> _What the exercise asks_
Do not repeat pictures. Repeat exactly the lines of the listing below from its first line through the line with "7.5, 8, 8.5, 9];".

> _Provided data_
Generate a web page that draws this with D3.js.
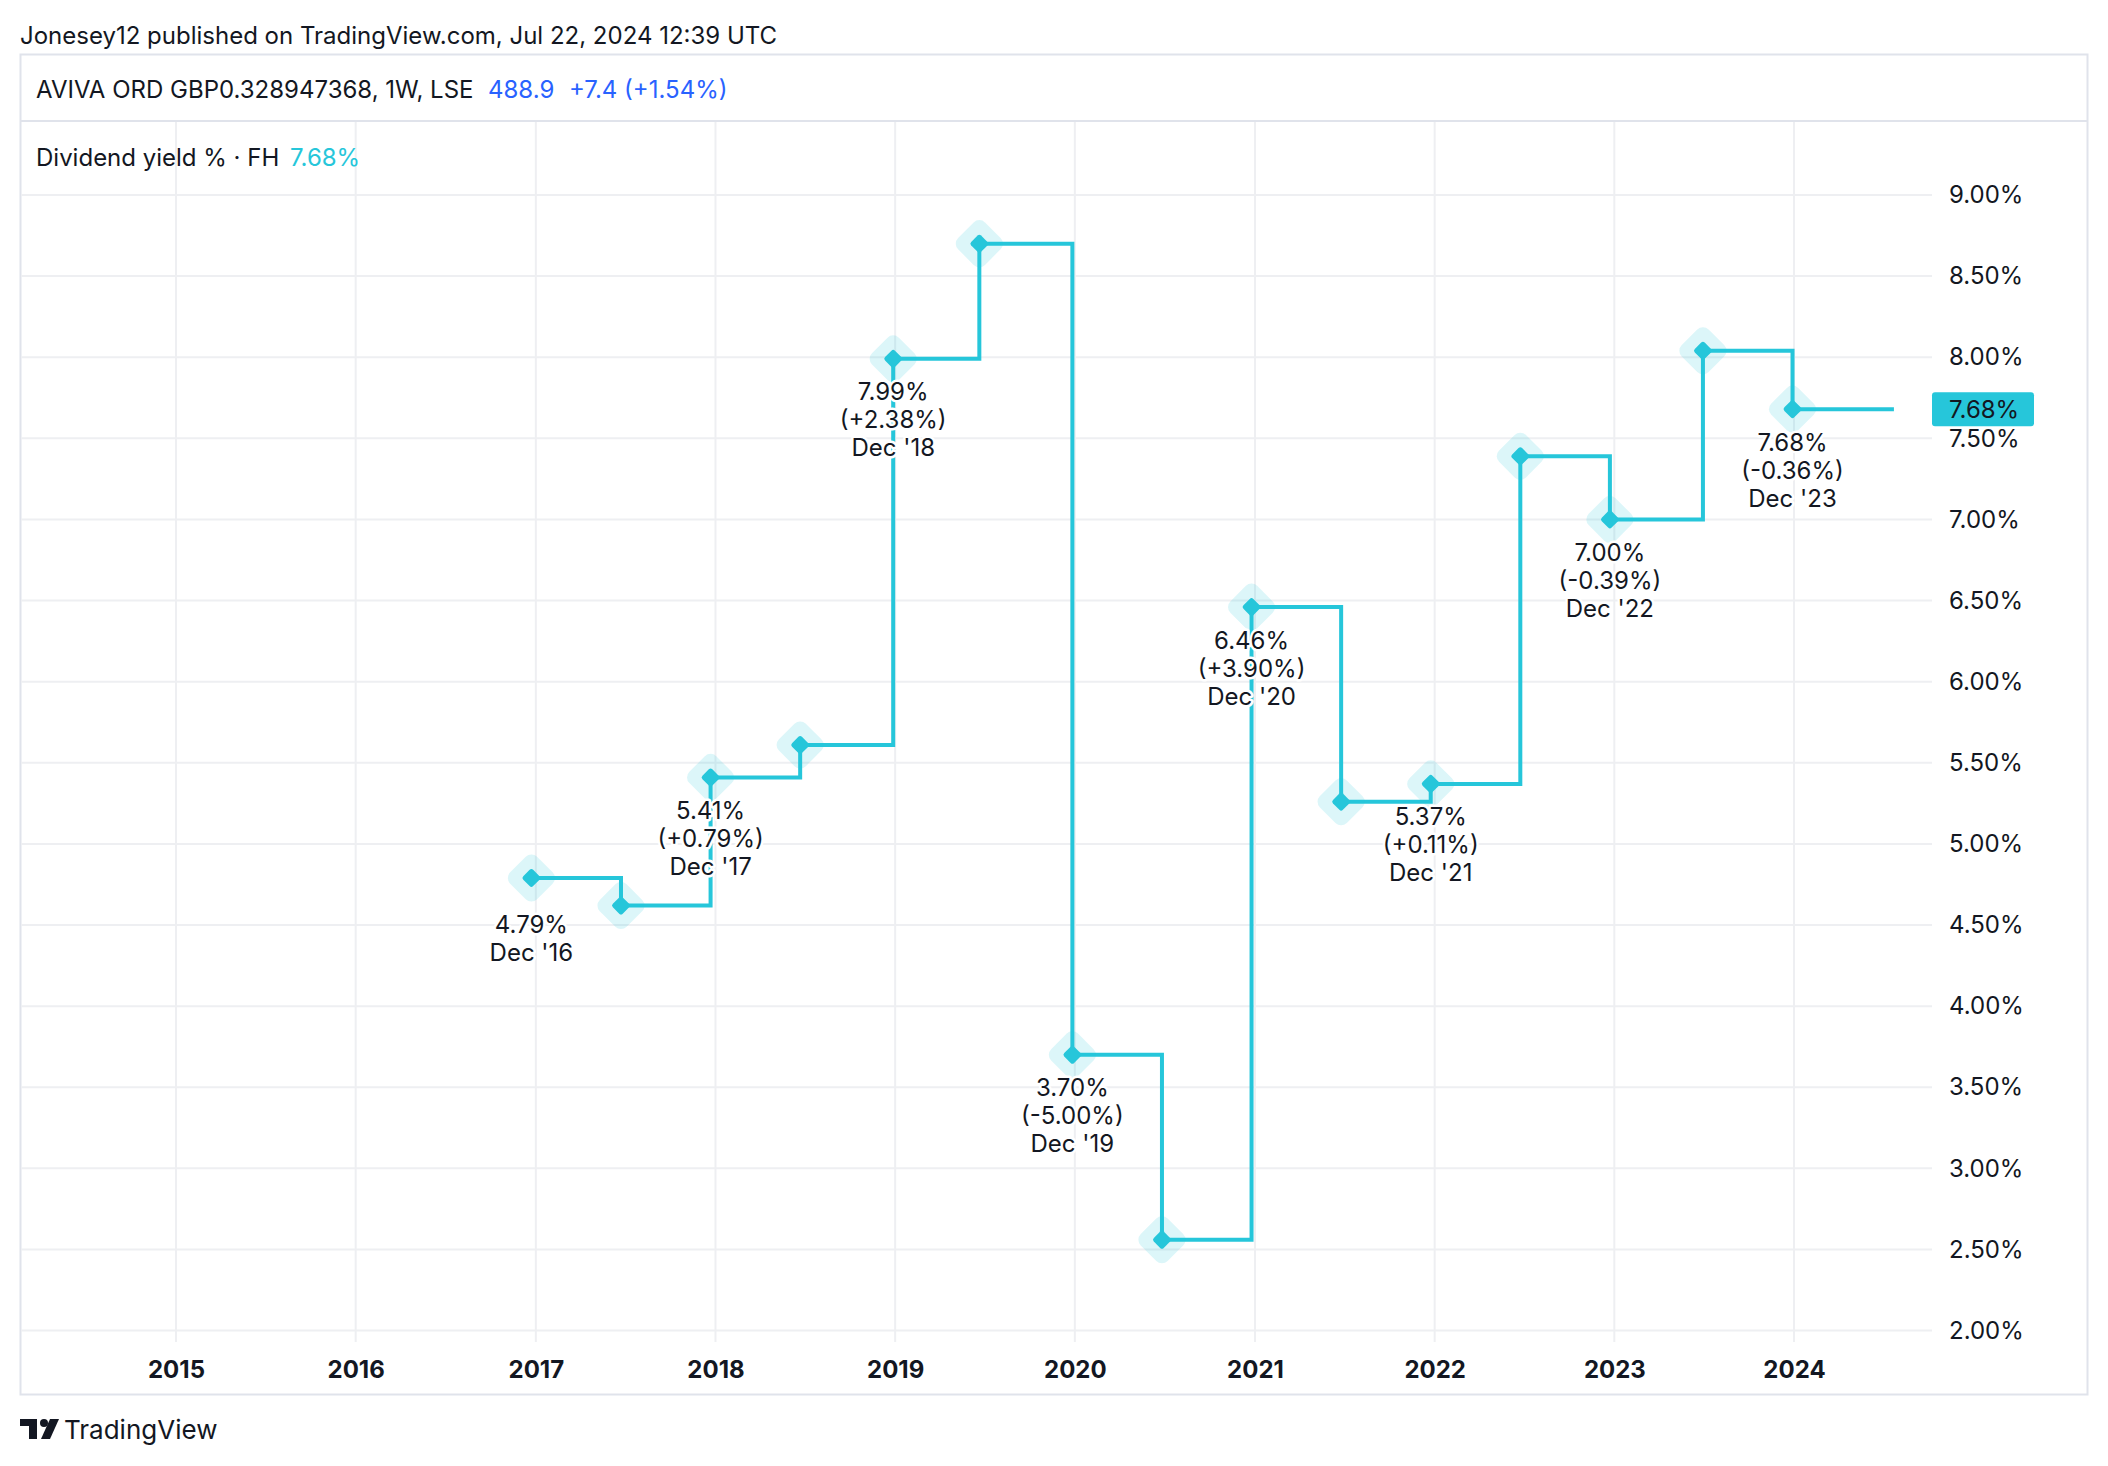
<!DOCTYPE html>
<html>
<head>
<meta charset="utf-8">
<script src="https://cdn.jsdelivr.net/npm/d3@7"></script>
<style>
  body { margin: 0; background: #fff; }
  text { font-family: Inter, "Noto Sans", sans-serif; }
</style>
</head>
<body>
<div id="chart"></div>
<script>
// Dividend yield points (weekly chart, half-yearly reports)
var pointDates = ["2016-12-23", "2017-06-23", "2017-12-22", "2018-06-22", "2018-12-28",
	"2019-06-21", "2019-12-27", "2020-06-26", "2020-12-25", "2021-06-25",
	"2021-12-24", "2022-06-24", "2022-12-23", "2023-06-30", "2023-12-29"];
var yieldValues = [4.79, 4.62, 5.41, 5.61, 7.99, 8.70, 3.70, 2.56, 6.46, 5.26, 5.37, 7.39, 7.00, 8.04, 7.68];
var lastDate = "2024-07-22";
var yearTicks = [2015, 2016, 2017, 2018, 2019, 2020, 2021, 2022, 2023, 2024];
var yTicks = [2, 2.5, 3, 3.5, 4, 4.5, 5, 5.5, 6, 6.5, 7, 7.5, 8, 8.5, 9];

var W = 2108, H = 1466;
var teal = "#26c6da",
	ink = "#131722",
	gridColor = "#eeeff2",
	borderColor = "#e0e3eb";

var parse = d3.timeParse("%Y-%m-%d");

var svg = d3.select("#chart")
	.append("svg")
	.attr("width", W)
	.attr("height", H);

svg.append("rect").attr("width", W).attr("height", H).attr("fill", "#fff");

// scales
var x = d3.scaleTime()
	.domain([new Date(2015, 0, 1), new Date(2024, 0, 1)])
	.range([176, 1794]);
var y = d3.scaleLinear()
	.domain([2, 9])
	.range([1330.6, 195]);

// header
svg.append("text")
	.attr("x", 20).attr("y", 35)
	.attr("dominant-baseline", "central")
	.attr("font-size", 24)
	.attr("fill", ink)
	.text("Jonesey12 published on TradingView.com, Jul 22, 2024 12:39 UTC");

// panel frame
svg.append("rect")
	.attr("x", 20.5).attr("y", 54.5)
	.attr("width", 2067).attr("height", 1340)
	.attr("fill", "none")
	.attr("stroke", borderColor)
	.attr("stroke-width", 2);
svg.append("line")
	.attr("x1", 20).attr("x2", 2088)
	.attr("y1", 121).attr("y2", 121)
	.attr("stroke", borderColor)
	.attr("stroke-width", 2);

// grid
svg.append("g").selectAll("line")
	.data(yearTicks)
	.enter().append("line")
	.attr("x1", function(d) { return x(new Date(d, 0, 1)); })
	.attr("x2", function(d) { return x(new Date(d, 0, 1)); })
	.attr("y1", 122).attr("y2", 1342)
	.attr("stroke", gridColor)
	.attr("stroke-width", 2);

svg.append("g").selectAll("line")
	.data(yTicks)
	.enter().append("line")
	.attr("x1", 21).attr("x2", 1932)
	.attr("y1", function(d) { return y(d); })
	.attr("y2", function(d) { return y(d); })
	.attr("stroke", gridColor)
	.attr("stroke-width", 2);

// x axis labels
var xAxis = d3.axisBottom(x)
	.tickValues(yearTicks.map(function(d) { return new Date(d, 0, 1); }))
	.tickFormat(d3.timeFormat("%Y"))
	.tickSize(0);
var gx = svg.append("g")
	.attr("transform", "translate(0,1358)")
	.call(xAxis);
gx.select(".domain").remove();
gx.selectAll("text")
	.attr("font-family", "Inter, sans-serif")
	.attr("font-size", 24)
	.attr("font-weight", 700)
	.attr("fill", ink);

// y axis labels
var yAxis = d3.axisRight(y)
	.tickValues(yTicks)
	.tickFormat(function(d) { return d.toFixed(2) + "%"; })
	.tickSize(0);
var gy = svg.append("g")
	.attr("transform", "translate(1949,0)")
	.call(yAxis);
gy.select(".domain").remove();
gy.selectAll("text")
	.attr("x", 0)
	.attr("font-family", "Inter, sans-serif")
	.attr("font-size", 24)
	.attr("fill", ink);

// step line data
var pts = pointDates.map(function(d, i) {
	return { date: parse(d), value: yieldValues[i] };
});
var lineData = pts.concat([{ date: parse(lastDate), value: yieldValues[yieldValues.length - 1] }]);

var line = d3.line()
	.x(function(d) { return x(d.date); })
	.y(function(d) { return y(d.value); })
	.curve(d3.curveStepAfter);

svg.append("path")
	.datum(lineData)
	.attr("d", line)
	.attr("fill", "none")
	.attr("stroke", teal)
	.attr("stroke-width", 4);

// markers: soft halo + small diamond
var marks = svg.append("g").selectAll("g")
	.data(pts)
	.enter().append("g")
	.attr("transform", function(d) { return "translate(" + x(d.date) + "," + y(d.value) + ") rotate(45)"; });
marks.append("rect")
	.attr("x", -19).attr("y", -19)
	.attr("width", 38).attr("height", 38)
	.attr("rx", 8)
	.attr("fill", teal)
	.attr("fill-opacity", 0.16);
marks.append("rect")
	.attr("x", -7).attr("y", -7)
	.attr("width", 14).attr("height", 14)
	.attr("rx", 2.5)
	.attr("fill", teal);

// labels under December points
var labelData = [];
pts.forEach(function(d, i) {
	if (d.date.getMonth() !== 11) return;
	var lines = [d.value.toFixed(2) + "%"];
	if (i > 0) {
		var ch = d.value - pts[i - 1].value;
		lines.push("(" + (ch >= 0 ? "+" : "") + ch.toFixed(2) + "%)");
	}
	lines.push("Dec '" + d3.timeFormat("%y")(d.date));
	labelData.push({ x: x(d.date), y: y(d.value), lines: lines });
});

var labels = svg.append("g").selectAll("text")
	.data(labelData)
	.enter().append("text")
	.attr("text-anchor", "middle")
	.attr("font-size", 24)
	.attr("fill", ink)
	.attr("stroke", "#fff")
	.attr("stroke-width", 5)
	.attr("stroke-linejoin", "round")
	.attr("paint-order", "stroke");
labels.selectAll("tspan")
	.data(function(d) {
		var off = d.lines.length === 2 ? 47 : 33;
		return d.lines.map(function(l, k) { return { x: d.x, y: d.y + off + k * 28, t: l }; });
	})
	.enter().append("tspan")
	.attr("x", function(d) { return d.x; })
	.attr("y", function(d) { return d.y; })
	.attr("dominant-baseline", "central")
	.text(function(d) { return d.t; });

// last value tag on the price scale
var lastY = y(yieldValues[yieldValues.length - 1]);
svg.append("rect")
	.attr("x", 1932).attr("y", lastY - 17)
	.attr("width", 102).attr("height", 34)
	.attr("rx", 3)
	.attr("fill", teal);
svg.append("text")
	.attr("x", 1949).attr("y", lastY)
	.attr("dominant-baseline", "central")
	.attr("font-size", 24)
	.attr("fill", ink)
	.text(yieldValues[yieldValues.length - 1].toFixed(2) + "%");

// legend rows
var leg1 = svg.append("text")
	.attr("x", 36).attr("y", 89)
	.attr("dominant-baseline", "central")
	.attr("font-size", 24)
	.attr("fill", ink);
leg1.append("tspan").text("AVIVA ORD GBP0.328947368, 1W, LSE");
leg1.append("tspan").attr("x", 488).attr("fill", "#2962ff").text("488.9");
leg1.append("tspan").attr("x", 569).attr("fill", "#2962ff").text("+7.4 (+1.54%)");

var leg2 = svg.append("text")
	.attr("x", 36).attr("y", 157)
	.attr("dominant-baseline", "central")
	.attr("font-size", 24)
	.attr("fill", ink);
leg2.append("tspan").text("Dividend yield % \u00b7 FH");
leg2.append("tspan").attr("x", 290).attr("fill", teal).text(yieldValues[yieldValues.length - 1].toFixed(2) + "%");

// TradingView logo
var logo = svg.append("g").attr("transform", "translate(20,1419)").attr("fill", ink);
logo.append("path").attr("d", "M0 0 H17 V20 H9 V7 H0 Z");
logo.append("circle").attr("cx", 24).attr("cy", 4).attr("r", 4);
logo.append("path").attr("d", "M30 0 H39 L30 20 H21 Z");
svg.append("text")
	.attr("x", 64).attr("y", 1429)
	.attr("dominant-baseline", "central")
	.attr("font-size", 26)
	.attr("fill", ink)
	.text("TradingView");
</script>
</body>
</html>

> _Response to this exercise_
Generate a web page that draws this with D3.js.
<!DOCTYPE html>
<html>
<head>
<meta charset="utf-8">
<script src="https://cdn.jsdelivr.net/npm/d3@7"></script>
<style>
  body { margin: 0; background: #fff; }
  text { font-family: Inter, "Noto Sans", sans-serif; }
</style>
</head>
<body>
<div id="chart"></div>
<script>
// Dividend yield points (weekly chart, half-yearly reports)
var pointDates = ["2016-12-23", "2017-06-23", "2017-12-22", "2018-06-22", "2018-12-28",
	"2019-06-21", "2019-12-27", "2020-06-26", "2020-12-25", "2021-06-25",
	"2021-12-24", "2022-06-24", "2022-12-23", "2023-06-30", "2023-12-29"];
var yieldValues = [4.79, 4.62, 5.41, 5.61, 7.99, 8.70, 3.70, 2.56, 6.46, 5.26, 5.37, 7.39, 7.00, 8.04, 7.68];
var lastDate = "2024-07-22";
var yearTicks = [2015, 2016, 2017, 2018, 2019, 2020, 2021, 2022, 2023, 2024];
var yTicks = [2, 2.5, 3, 3.5, 4, 4.5, 5, 5.5, 6, 6.5, 7, 7.5, 8, 8.5, 9];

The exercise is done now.